The Department of Justice, Sessions’ subcommittee—the Senate Judiciary Committee’s subcommittee on Immigration and the National Interest—uncovered that the Department of Justice has kept a list showing that 580 individuals have been convicted of terrorism-related activities in the United States between Sept. 11, 2001, and Dec. 31, 2014. The list is presumably longer if the past couple years, from Dec. 31, 2014, to present, were included. Of those 580, Sessions’ subcommittee uncovered, at least 380 such individuals were foreign born—meaning they got into the United States either through illegal immigration or via a U.S. government-allowed legal immigration or visa program or refugee program.

“Using this list, the Subcommittee conducted open-source research and determined that at least 380 of the 580 were foreign-born (71 were confirmed natural-born, and the remaining 129 are not known),” Sessions’ committee uncovered. “Of the 380 foreign-born, at least 24 were initially admitted to the United States as refugees, and at least 33 had overstayed their visas.
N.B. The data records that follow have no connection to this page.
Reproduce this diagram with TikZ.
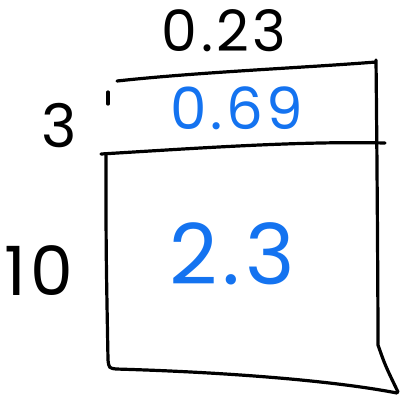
\documentclass[tikz,border=0pt]{standalone}
\usepackage{fontspec}
\setmainfont{Poppins}[LetterSpace=6]
\definecolor{penblue}{RGB}{20,115,240}
\tikzset{
  pen/.style={line width=3.2pt, line cap=round, line join=round},
  lbl/.style={inner sep=0pt},
  val/.style={inner sep=0pt, text=penblue}
}
\begin{document}
\begin{tikzpicture}[x=1pt, y=-1pt]
  \useasboundingbox (0,0) rectangle (403,400);
  % the box
  \draw[pen] (117,81) .. controls (200,72) and (300,68) .. (376,62) -- (376,60)
    .. controls (377,150) and (378,300) .. (378,345) .. controls (385,365) .. (398,392);
  \draw[pen] (108,92) -- (108,104);
  \draw[pen] (106,155) .. controls (106,250) .. (108,360) .. controls (109,368) .. (116,369)
    .. controls (220,372) and (330,380) .. (397,393);
  \draw[pen] (101,154) .. controls (200,148) and (300,141) .. (385,143);
  % labels
  \node[lbl] (w) at (224,31) {\fontsize{57}{60}\selectfont 0.23};
  \node[lbl] (h1) at (59,126) {\fontsize{60}{64}\selectfont 3};
  \node[lbl] (h2) at (39,271) {\fontsize{68}{72}\selectfont 10};
  \node[val] (top) at (237,108) {\fontsize{58}{62}\selectfont 0.69};
  \node[val] (bot) at (232,254) {\fontsize{84}{88}\selectfont 2.3};
\end{tikzpicture}
\end{document}
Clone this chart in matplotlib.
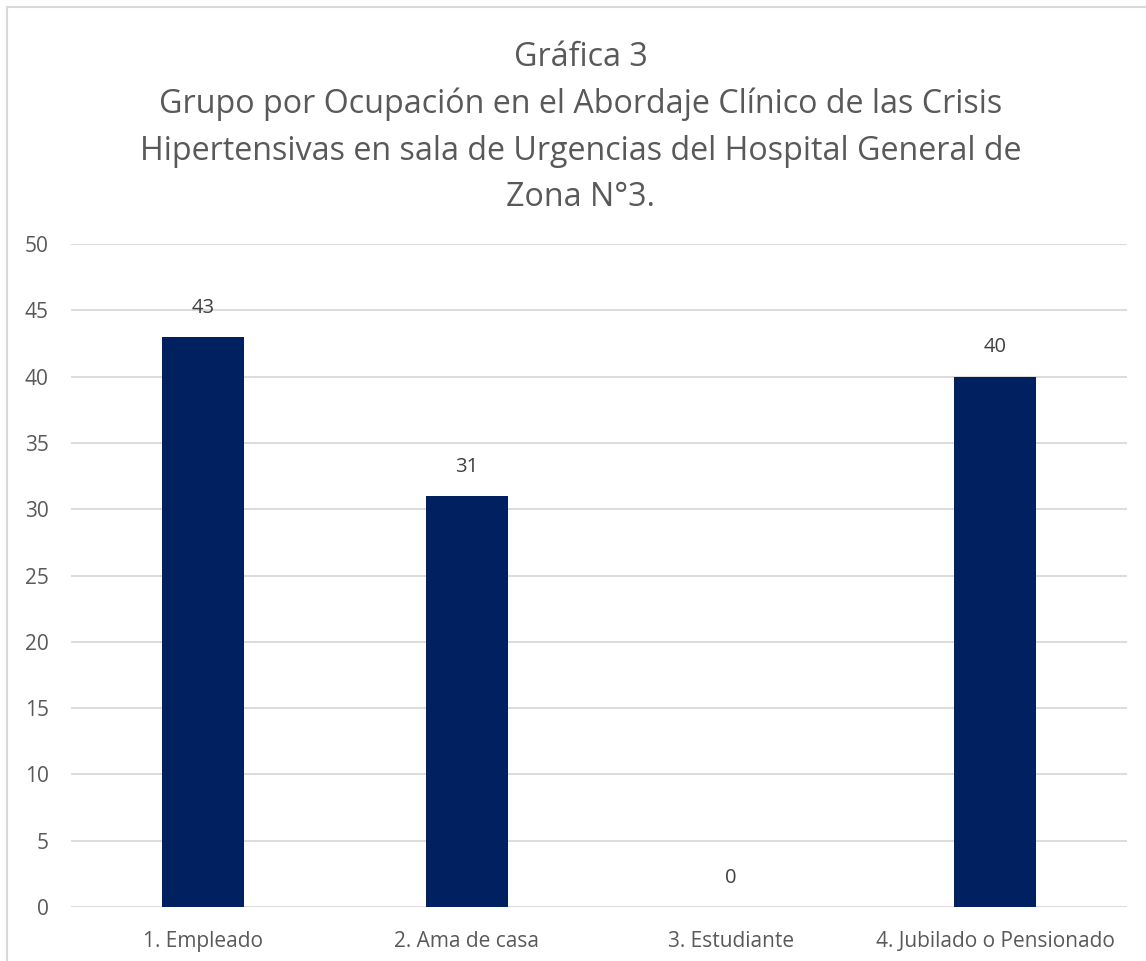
import matplotlib
matplotlib.use("Agg")
import matplotlib.pyplot as plt
from matplotlib.patches import Rectangle

categories = ["1. Empleado", "2. Ama de casa", "3. Estudiante", "4. Jubilado o Pensionado"]
values = [43, 31, 0, 40]
yticks = [0, 5, 10, 15, 20, 25, 30, 35, 40, 45, 50]
title_lines = ["Gráfica 3",
               "Grupo por Ocupación en el Abordaje Clínico de las Crisis",
               "Hipertensivas en sala de Urgencias del Hospital General de",
               "Zona N°3."]

plt.rcParams['font.family'] = ['Open Sans', 'DejaVu Sans']

fig = plt.figure(figsize=(11.46, 9.61), dpi=100)
fig.patches.append(Rectangle((7 / 1146, -0.01), 1.2, 1 - 7 / 961 + 0.01,
                             transform=fig.transFigure, fill=False,
                             edgecolor="#D9D9D9", linewidth=1.5))

ax = fig.add_axes([71 / 1146, 1 - 907 / 961, (1127 - 71) / 1146, (907 - 244) / 961])
x = range(len(categories))
bars = ax.bar(x, values, width=0.31, color="#002060", zorder=3)
for xi, v in zip(x, values):
    ax.annotate(str(v), (xi, v), xytext=(0, 21), textcoords="offset points",
                ha="center", va="center", fontsize=14.5, color="#404040")

ax.set_xlim(-0.5, len(categories) - 0.5)
ax.set_ylim(0, 50)
ax.set_yticks(yticks)
ax.set_xticks(list(x))
ax.set_xticklabels(categories)
ax.tick_params(axis="both", length=0, labelsize=15, colors="#595959")
ax.tick_params(axis="x", pad=17)
ax.tick_params(axis="y", pad=16)
ax.grid(axis="y", color="#D9D9D9", linewidth=1.3, zorder=0)
for s in ax.spines.values():
    s.set_visible(False)

y_title = [58, 104, 151, 198]
for line, yp in zip(title_lines, y_title):
    fig.text(581 / 1146, 1 - yp / 961, line, ha="center", va="center",
             fontsize=23.2, color="#595959")

fig.savefig("out.png", dpi=100)
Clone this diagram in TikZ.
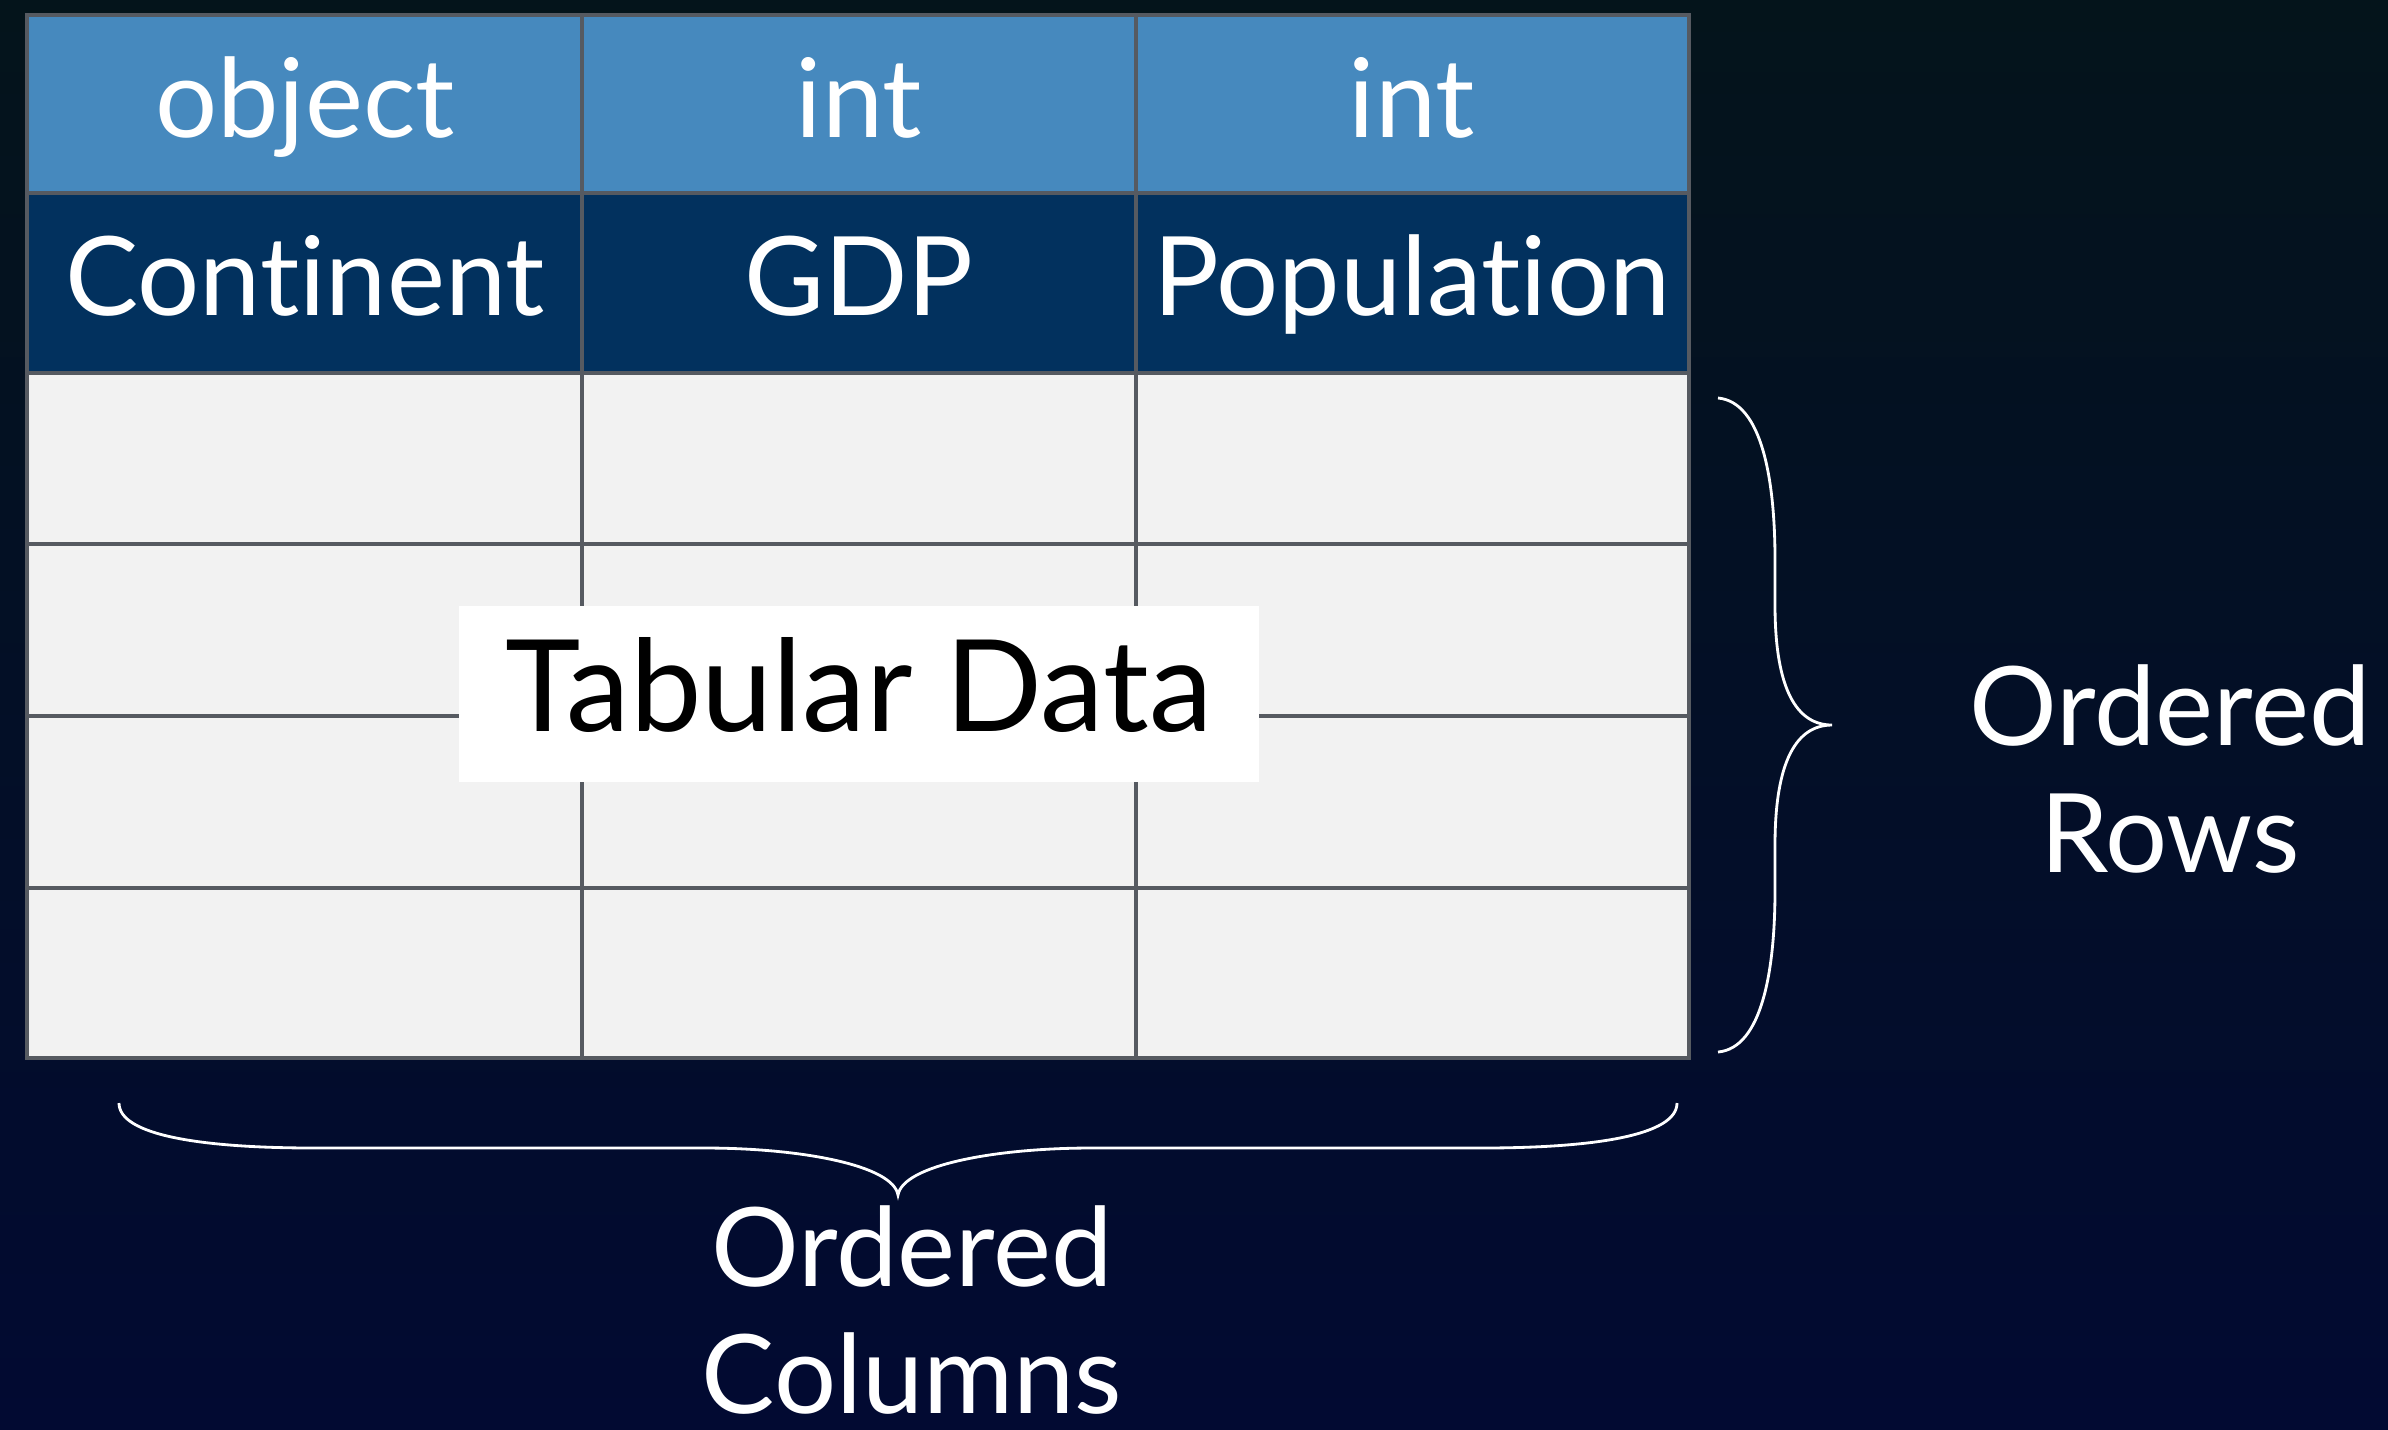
\documentclass[tikz,border=0pt]{standalone}
\usepackage{fontspec}
\setmainfont{Lato}[Ligatures=NoCommon]
\usepackage{tikz}
\usetikzlibrary{positioning}

\definecolor{typeblue}{RGB}{70,137,190}
\definecolor{nameblue}{RGB}{2,49,94}
\definecolor{cellgray}{RGB}{242,242,242}
\definecolor{gridgray}{RGB}{86,90,97}
\definecolor{bgtop}{RGB}{4,20,27}
\definecolor{bgbottom}{RGB}{2,10,50}

\begin{document}
\begin{tikzpicture}[x=0.01cm, y=-0.01cm,
    cell/.style={draw=gridgray, line width=1.4pt},
    headtext/.style={text=white, anchor=base, font=\fontsize{31.2}{36}\selectfont},
    sidetext/.style={text=white, align=center, inner sep=0pt, font=\fontsize{31.2}{36.2}\selectfont},
    bracecurve/.style={draw=white, line width=0.8pt}]
    % 背景
    \shade[top color=bgtop, bottom color=bgbottom] (0,0) rectangle (2388,1429);
    \useasboundingbox (0,0) rectangle (2388,1429);

    % 表格单元格
    \foreach \ya/\yb/\c in {15/193/typeblue, 193/373/nameblue, 373/544/cellgray,
                            544/716/cellgray, 716/888/cellgray, 888/1058/cellgray}
    {
        \foreach \xa/\xb in {27/582, 582/1136, 1136/1689}
            \filldraw[cell, fill=\c] (\xa,\ya) rectangle (\xb,\yb);
    }

    % 类型行
    \node[headtext] (type1) at (305,137) {object};
    \node[headtext] (type2) at (859,137) {int};
    \node[headtext] (type3) at (1412,137) {int};

    % 列名行
    \node[headtext] (name1) at (305,315) {Continent};
    \node[headtext] (name2) at (859,315) {GDP};
    \node[headtext] (name3) at (1412,315) {Population};

    % 中间标签
    \node[fill=white, text=black, minimum width=8cm, minimum height=1.75cm,
          text depth=0.2cm, font=\fontsize{36.3}{40}\selectfont]
        (tabular) at (859,694) {Tabular Data};

    % 右侧括号：行
    \draw[bracecurve] (1718,398) .. controls (1762,402) and (1775,480) .. (1775,560)
        -- (1775,605) .. controls (1775,690) and (1797,725) .. (1832,725)
        .. controls (1797,725) and (1775,760) .. (1775,845)
        -- (1775,890) .. controls (1775,970) and (1762,1048) .. (1718,1052);
    \node[sidetext] (rows) at (2170,769) {Ordered\\Rows};

    % 下方括号：列
    \draw[bracecurve] (119,1103) .. controls (119,1135) and (200,1148) .. (315,1148)
        -- (705,1148) .. controls (800,1148) and (893,1165) .. (898,1195)
        .. controls (903,1165) and (996,1148) .. (1091,1148)
        -- (1481,1148) .. controls (1596,1148) and (1677,1135) .. (1677,1103);
    \node[sidetext] (cols) at (912,1310) {Ordered\\Columns};
\end{tikzpicture}
\end{document}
Additionally, of those born abroad, at least 62 were from Pakistan, 28 were from Lebanon, 22 were Palestinian, 21 were from Somalia, 20 were from Yemen, 19 were from Iraq, 16 were from Jordan, 17 were from Egypt, and 10 were from Afghanistan.”

The report from Fox News’ Judson Berger, which broke earlier on Wednesday before Sessions’ subcommittee announcement, summarized the actions of several of these mostly foreign-born terrorists’ activities inside the United States. Berger wrote:

A Seattle man plotting to attack a U.S. military facility. An Atlantic City man using his ‘Revolution Muslim’ site to encourage confrontations with U.S. Jewish leaders ‘at their homes.’ An Iraq refugee arrested in January, accused of traveling to Syria to “take up arms” with terror groups. These are just a few of the hundreds of individuals in the U.S. convicted or implicated in terror-related cases since 9/11 – all included in a newly compiled congressional accounting that gives fresh insight into the true scope of the threat.